Dans une région (le sud philippin) qui réunit une vingtaine de millions d’habitants, la revendication à l’autonomie des quatre à six millions de musulmans de Mindanao inquiète les chrétiens. L’Eglise catholique, si elle soutient l’initiative de paix, voudrait voir les intérêts des non-musulmans mieux pris en compte dans le futur Bangsamoro (‘Territoire des Moros’). Au sein de ce territoire qui sera contrôlé par les musulmans de Mindanao (Manille se réservant seulement les pouvoirs régaliens), la place des lumads (les habitants indigènes de Mindanao) et des chrétiens doit encore être précisée. Il a déjà été annoncé que la charia y serait appliquée et bien qu’il ait été précisé que celle-ci ne concernerait que les seuls musulmans (au civil, pas au pénal), de telles annonces inquiètent considérablement les chrétiens.
Consciente de ces inquiétudes, la négociatrice en chef de Manille a tenu à rencontrer les évêques catholiques de Mindanao. Au cours d’une rencontre en janvier dernier, elle les a assurés qu’au sein du futur Bangsamoro, les droits des personnes et des communautés seraient préservés et définis dans le cadre d’une « loi fondamentale » intégrée à la Constitution des Philippines et votée par le Congrès philippin. Elle a notamment appelé les évêques à utiliser le réseau de stations de radio locale dont ils disposent à Mindanao pour « toucher la population la plus large possible (…) et répondre aux questions que les gens se posent ».

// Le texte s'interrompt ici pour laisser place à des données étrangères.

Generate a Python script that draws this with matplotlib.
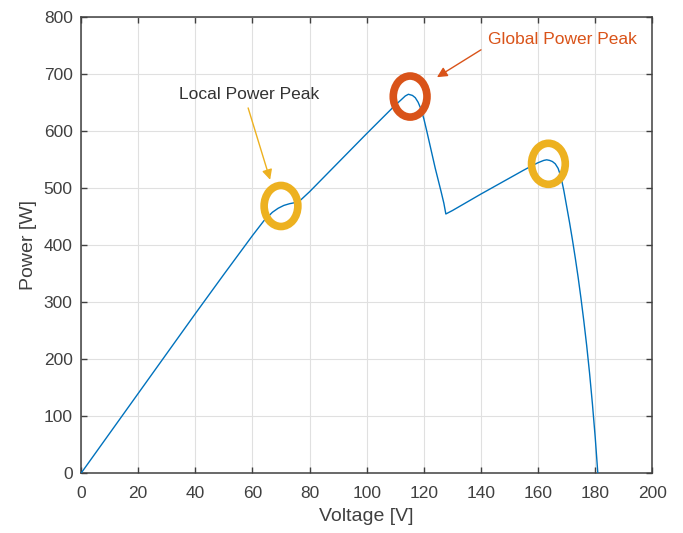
import matplotlib.pyplot as plt
from matplotlib.patches import Ellipse

plt.rcParams["font.family"] = ["Liberation Sans", "DejaVu Sans"]

# P-V curve
voltage = [0, 10, 20, 30, 40, 50, 60, 64, 67, 69, 71, 73, 75, 77, 80, 90, 100,
           105, 108, 110, 112, 113.5, 114.6, 116, 117, 118, 119, 120, 121, 122,
           123, 124, 125, 126, 127, 127.7, 130, 140, 150, 155, 158, 160, 162,
           163, 164, 165, 166, 167, 168, 169, 170, 171, 172, 173, 174, 175, 176,
           177, 178, 179, 180, 180.9]
power = [0, 70, 140, 210, 280, 349, 417, 443, 458, 465, 470, 473, 475, 480, 494,
         545, 596, 621, 636, 646, 655, 662, 665, 663, 659, 651, 639, 622, 601,
         579, 557, 535, 515, 495, 474, 455, 461, 490, 518, 532, 540, 545, 549,
         550, 549, 547, 543, 535, 520, 496, 468, 440, 410, 378, 344, 307, 267,
         224, 176, 122, 62, 0]

# marked peaks
local_peaks_v = [70, 163.6]
local_peaks_p = [469, 543]
global_peak_v = 115.2
global_peak_p = 661

line_color = "#0072BD"
local_color = "#EDB120"
global_color = "#D95319"
axis_color = "#404040"

fig = plt.figure(figsize=(6.83, 5.33), dpi=100)
ax = fig.add_axes([0.1186, 0.112, 0.8366, 0.8555])

ax.plot(voltage, power, color=line_color, linewidth=1.0, zorder=3)

for v, p in zip(local_peaks_v, local_peaks_p):
    ax.add_patch(Ellipse((v, p), 11.8, 72, fill=False, edgecolor=local_color,
                         linewidth=5.5, zorder=4))
ax.add_patch(Ellipse((global_peak_v, global_peak_p), 11.8, 72, fill=False,
                     edgecolor=global_color, linewidth=5.5, zorder=4))

# annotations
ax.text(59, 664, "Local Power Peak", ha="center", va="center", fontsize=12.5,
        color="#333333")
ax.annotate("", xy=(66.2, 515), xytext=(58.5, 641),
            arrowprops=dict(arrowstyle="-|>", color=local_color, lw=1.0,
                            mutation_scale=15, shrinkA=0, shrinkB=0))
ax.text(142.5, 761, "Global Power Peak", ha="left", va="center", fontsize=12.5,
        color=global_color)
ax.annotate("", xy=(124.6, 695), xytext=(140, 743),
            arrowprops=dict(arrowstyle="-|>", color=global_color, lw=1.0,
                            mutation_scale=15, shrinkA=0, shrinkB=0))

ax.set_xlim(0, 200)
ax.set_ylim(0, 800)
ax.set_xticks(range(0, 201, 20))
ax.set_yticks(range(0, 801, 100))
ax.grid(True, color="#e0e0e0", linewidth=0.8)
ax.set_axisbelow(True)
ax.tick_params(direction="in", top=True, right=True, labelsize=12.5,
               colors=axis_color, length=4, width=1.0)
ax.tick_params(axis="x", pad=9)
ax.tick_params(axis="y", pad=6)
for s in ax.spines.values():
    s.set_color(axis_color)
    s.set_linewidth(1.1)
ax.set_xlabel("Voltage [V]", fontsize=14, color=axis_color, labelpad=5)
ax.set_ylabel("Power [W]", fontsize=14, color=axis_color, labelpad=5)

fig.savefig("out.png", dpi=100)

Souhaitant désamorcer les craintes des chrétiens concernant le fait que les négociations actuelles pourraient aggraver leurs problèmes déjà existants dans les domaines de « l’insécurité, de la propriété foncière et de l’accès à la représentation politique », Miriam Coronel-Ferrer a explicitement demandé l’aide de l’Eglise. « Nous avons besoin du soutien de l’Eglise pour atteindre cet objectif [la paix à Mindanao] », a-t-elle affirmé devant les évêques catholiques. Ce à quoi Mgr Jose Colin Bagaforo, évêque auxiliaire de Cotabato, a répondu que les non-musulmans dans la région s’inquiétaient de ne pas être en mesure de « participer de manière significative aux décisions politiques » de la future entité Bangsamoro.